Il Messaggero, 8 novembre 2016
Corona, sequestrata la casa da 2,5 milioni. «Pagata con soldi di provenienza illecita»
MILANO Fabrizio Corona, un appartamento da due milioni e mezzo di euro e lo strano legame con Vincenzo Gallo, pregiudicato di origine calabrese parente di Domenico, l’imprenditore arrestato a ottobre nell’inchiesta sulle grandi opere. Dopo il milione e 700 mila euro nascosto nel controsoffitto del salotto della sua socia Francesca Persi e i due conti correnti in una banca austriaca, tocca alla casa del fotografo dei vip: acquistata nel 2008 con «denaro di provenienza illecita» e ora sequestrata dalla guardia di finanza. Un appartamento nel mondano quartiere di corso Como che, secondo l’accusa, non solo è stato comprato da un prestanome del paparazzo ma sulla cui operazione di vendita «grava altrettanta opacità».
CRIMINALITÀ ORGANIZZATA
Accusato di intestazione fittizia di beni, frode fiscale e violazione delle norme patrimoniali in relazione alle misure di prevenzione, Corona è da un mese in una cella di San Vittore. Prima abitava «stabilmente» nel bel palazzo di via de Cristoforis, rilevato con un’operazione che, oltre «all’interposizione fittizia di Marco Bonato», ex collaboratore che figurava come l’acquirente ufficiale, ha «aspetti ulteriori di presumibile illiceità». A cominciare dal fatto che, rilevano i giudici, il rogito viene effettuato a Reggio Calabria, a «oltre mille chilometri dal luogo ove si trova l’appartamento», e che anche dalla parte del venditore emerga una «verosimile interposizione fittizia». A cedere formalmente la casa sono i coniugi Pasquale Ceravolo e Carmela Gallo, ma i contratti preliminari «individuano costantemente la parte alienante in Luca De Filippo». Ovvero il commercialista pentito di Stefano Ricucci, coinvolto nell’inchiesta di luglio sulle false fatturazioni dell’immobiliarista.
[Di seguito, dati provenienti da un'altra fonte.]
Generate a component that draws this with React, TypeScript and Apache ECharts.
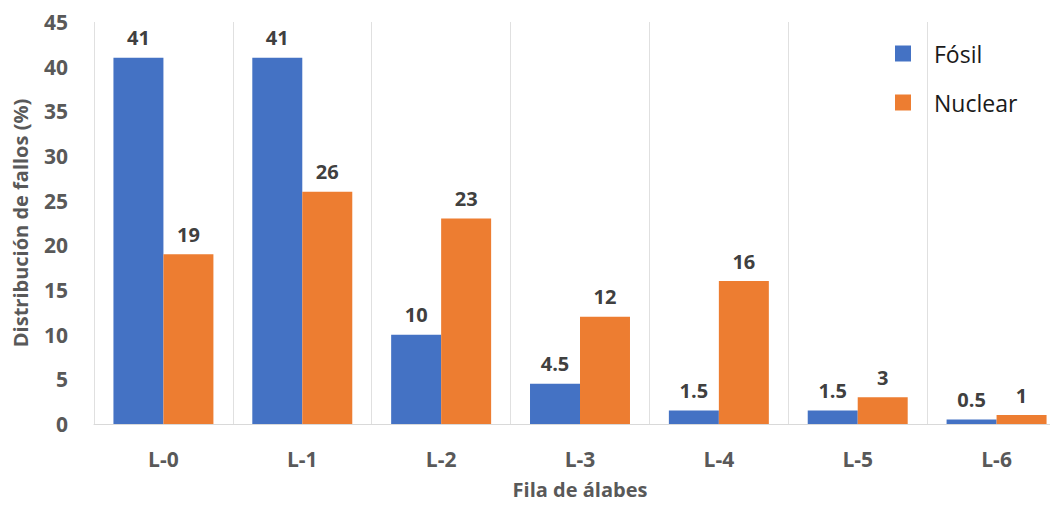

E a ciò, sottolineano i giudici, si aggiungono «ulteriori ragioni di singolarità», perché «buona parte delle somme» per la vendita dell’immobile sono state girate nel giro di pochi giorni dal conto cointestato dei coniugi Ceravolo a Vincenzo Gallo, «che appare così il beneficiario finale del pagamento». Quest’ultimo, oltre a essere pregiudicato, è imparentato con l’imprenditore calabrese Domenico Gallo, che il gip dell’inchiesta sul «cemento che sembra colla» descrive come personaggio che «risulta avere contatti con soggetti legati alla criminalità organizzata».
PERICOLOSITÀ SOCIALE
Insomma, una girandola di intermediari, conti correnti, assegni scoperti e denaro contante che, secondo i magistrati, sfuggirebbe a qualsiasi criterio di legalità. In quegli anni, come dimostrano diverse sentenze tra cui quella di condanna a tre anni e dieci mesi per il fallimento della Corona’s, «Fabrizio Corona era persona che viveva, almeno in parte, di un flusso costante di somme provenienti dagli illeciti tributari e dalle condotte di bancarotta ai danni» della sua società. In un interrogatorio del 2009 il fotografo ammette che quell’appartamento era intestato solo «fittiziamente» a Bonato – come ha affermato anche l’ex moglie Nina Moric – ed è stato acquistato «con denaro della Fenice». A partire, annotano i giudici, «dagli 1,1 milioni di euro suddivisi in 22 assegni circolari di 50 mila euro ciascuno emessi il 26 febbraio 2008». Insomma, già allora «la pericolosità sociale di Corona si era compiutamente e reiteratamente manifestata». I reati economici commessi, «senza soluzione di continuità», dal 2005 sono per la corte significativi «di un contesto perdurante di pericolosità sociale che, all’epoca dell’acquisto dell’appartamento, si era già consolidato in quell’abitualità criminosa fonte di redditi illeciti ingenti».